The sportsmanship rating does what it sounds: let’s people know if you’re a jerk or not. If you’re the type to cut corners or spend most of a race in the grass, your sportsmanship rating will sink. Collisions with others also affect your rating but incidents bring the score down for both drivers, incentivizing both sides to avoid contact. It’s a good way, theoretically, to encourage folks to race more like they do in the real world and not ping-pong their way up the grid.

In practice, however, the consequences don’t seem to matter to those who drive like schmucks, and our efforts to keep it clean were rewarded with various instances of being bumped, rammed, and shunted off-track. Luckily, a low sportsmanship rating will also hold back your driver rating, no matter how hot your winning streak has been, so those looking to rank high will have to resist punching their way to the finish. At the very least, it’s hopeful that with time, the two ratings will do a decent job of pairing you with drivers who also want to keep it clean.

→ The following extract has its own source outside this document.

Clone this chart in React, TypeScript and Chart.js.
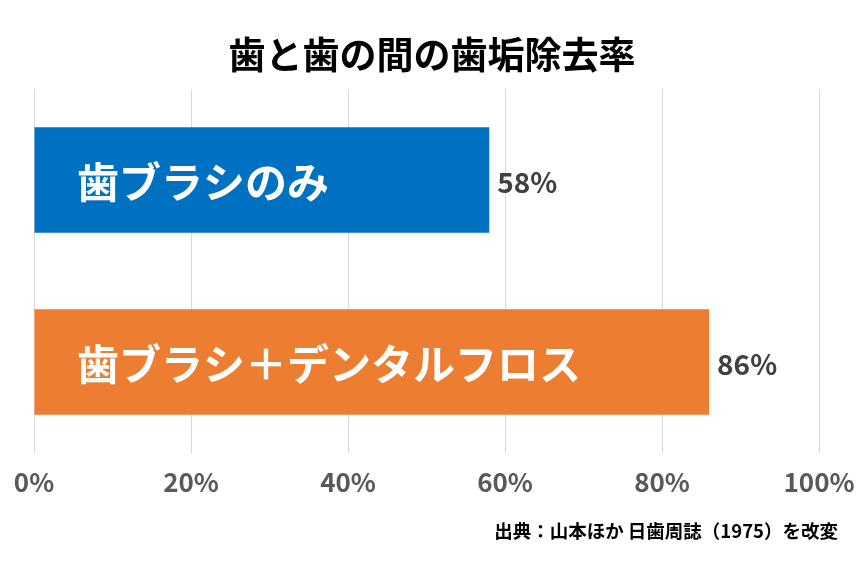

If you’re a fan of Gran Turismo, any entry is a cause to celebrate. Polyphony Digital takes its time with these games, so they’re far from falling prey to an annual release schedule (or any seemingly regular schedule). To that effect, it retains a sense of occasion whenever a new entry comes out, and Gran Turismo Sport is no exception. GT loyalists will be happy to dive in once again, expanding their garages and setting new lap times on new hardware. Players new to the series might be put off by the steep, unforgiving learning curve, but then again, they may become consumed by the desire to pursue lap perfection. No release date has been set, but we’ll be here eagerly awaiting the rest of what Gran Turismo Sport offers when it does.